Thursday, March 25, 2021

#SOL21 | 25 | Short Hair Don't Care

This was inspired by the writing of my friend and fellow slicer, Britt, who wrote a slice about her hair.  I started thinking about my own hair journey and this came to mind.  Thanks for the inspiration Britt!

They tell me I should keep my hair long because boys find that attractive. They tell me I should "do" something with my hair -- blow dry, straighten, style. It's more mature, they say, it shows you care about your appearance.  People will take you more seriously.

Of course, by "they" I mean my mom and by "people" I'm pretty sure she means men. 

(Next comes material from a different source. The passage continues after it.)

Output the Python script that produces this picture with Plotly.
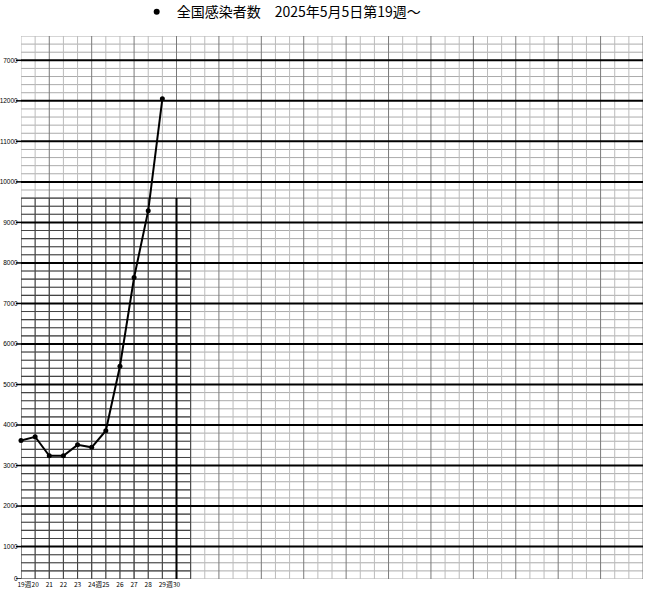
import plotly.graph_objects as go

# ---- data ----
weeks = [19, 20, 21, 22, 23, 24, 25, 26, 27, 28, 29]
cases = [3620, 3710, 3240, 3240, 3510, 3450, 3860, 5450, 7640, 9290, 12050]
series_name = "全国感染者数　2025年5月5日第19週～"

x_tick_vals = [19, 19.5, 20, 21, 22, 23, 24, 24.5, 25, 26, 27, 28, 29, 29.5, 30]
x_tick_text = ["19", "週", "20", "21", "22", "23", "24", "週", "25", "26", "27", "28", "29", "週", "30"]
y_tick_vals = [200, 1000, 2000, 3000, 4000, 5000, 6000, 7000, 8000, 9000, 10000, 11000, 12000, 13000]
y_tick_text = ["0", "1000", "2000", "3000", "4000", "5000", "6000", "7000", "8000", "9000",
               "10000", "11000", "12000", "7000"]

X_MIN, X_MAX = 19, 63
Y_MIN, Y_MAX = 200, 13600
BOX_X, BOX_Y = 31, 9600   # darker printed block in the lower left
PLOT_W = 650 - 21 - 7

shapes = []

def hline(v, x0, x1, color, width):
    shapes.append(dict(type="line", xref="x", yref="y", x0=x0, x1=x1, y0=v, y1=v,
                       line=dict(color=color, width=width), layer="below"))

def vline(w, y0, y1, color, width):
    shapes.append(dict(type="line", xref="x", yref="y", x0=w, x1=w, y0=y0, y1=y1,
                       line=dict(color=color, width=width), layer="below"))

# minor horizontal grid
for v in range(Y_MIN, Y_MAX + 1, 200):
    if v % 1000 != 0:
        hline(v, X_MIN, X_MAX, "#ababab", 1)
# vertical grid
for w in range(X_MIN, X_MAX + 1):
    vline(w, Y_MIN, Y_MAX, "#7a7a7a" if w % 3 == 0 else "#bcbcbc", 1)
# darker block
for v in range(Y_MIN, BOX_Y + 1, 200):
    if v % 1000 != 0:
        hline(v, X_MIN, BOX_X, "#444444", 1.1)
for w in range(X_MIN, BOX_X + 1):
    vline(w, Y_MIN, BOX_Y, "#444444", 1.1)
vline(30, Y_MIN, BOX_Y, "#000000", 2)
# major horizontal lines
for v in range(1000, 13001, 1000):
    hline(v, X_MIN, X_MAX, "#000000", 2)
# small tick marks left of the axis at labelled values
for v in y_tick_vals:
    shapes.append(dict(type="line", xref="paper", yref="y", x0=-5 / PLOT_W, x1=0, y0=v, y1=v,
                       line=dict(color="black", width=1.5), layer="below"))

fig = go.Figure()
fig.add_trace(go.Scatter(
    x=weeks, y=cases, mode="lines+markers",
    line=dict(color="black", width=2),
    marker=dict(color="black", size=5),
    showlegend=False, cliponaxis=False,
))
fig.add_trace(go.Scatter(
    x=[None], y=[None], mode="markers", name=series_name,
    marker=dict(color="black", size=6), showlegend=True,
))

fig.update_layout(
    width=650, height=590,
    margin=dict(l=21, r=7, t=36, b=11, autoexpand=False),
    paper_bgcolor="white", plot_bgcolor="white",
    shapes=shapes,
    showlegend=True,
    legend=dict(x=0.186, y=1.044, xanchor="left", yanchor="middle",
                bgcolor="rgba(0,0,0,0)",
                font=dict(family="Noto Sans CJK JP", size=14, color="black")),
    xaxis=dict(range=[X_MIN, X_MAX], showgrid=False, zeroline=False, showline=False,
               automargin=False,
               tickmode="array", tickvals=x_tick_vals, ticktext=x_tick_text,
               ticks="", tickangle=0,
               tickfont=dict(family="Noto Sans CJK JP", size=6.5, color="black")),
    yaxis=dict(range=[Y_MIN, Y_MAX], showgrid=False, zeroline=False, showline=False,
               automargin=False,
               tickmode="array", tickvals=y_tick_vals, ticktext=y_tick_text,
               ticks="outside", ticklen=1, tickcolor="rgba(0,0,0,0)",
               tickfont=dict(family="Liberation Sans, Arial", size=6.5, color="black")),
)

fig.write_html("out.html",
               config={"displayModeBar": False},
               post_script="document.body.style.margin='0';document.body.style.overflow='hidden';")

I haven't told my mom this, but I don't want ANYONE to necessarily find me attractive.  I don't want a relationship like that or really one at all.  Keeping my hair short is one of the safest ways I feel I can present as asexual without actually telling most people I'm asexual.

Of course, that's not the only reason I keep my hair short.  I didn't even know that was part of my identity until a few years ago, my short hair actually came first.  I haven't had my hair past my shoulders since college -- though looking back on it that IS when I started to question my own sexuality.  College was the first time I went as a short as a pixie cut because I thought it would be fun to try.  I told the hairdresser "Just cut it all off.  I trust you to style it."  And they did.  After all, hair can grow back.

More recently, it's barely ever gotten longer than my chin and I would say right now it's probably the shortest it's ever been.  It's usually my mom that suggests I grow it out, straighten it, or style it in some way.  But it's not her hair, it's mine.  It's so much easier now that it's short.  I feel so free when I can just roll out of bed, put some frizz control or curl boost in it, and be done.  30 minutes to style became three minutes and I wouldn't trade that for anything.  

I won't be growing my hair out any time soon.  And as for straight hair, well...

This post is part of the 14th Annual Slice of Life Story Challenge.  

                    #SOL21 and information around Slicing can be found on Two Writing Teachers.  

1 comment:

  1. Yeah, I feel you on this one. Hair does not have to be someone's identity. Unfortunately, I lived that LIE for far too long. I'd much rather go to the barber than the hair stylist. Glad you have accepted yourself and your hair. Your hair is always cute when I see you...just saying!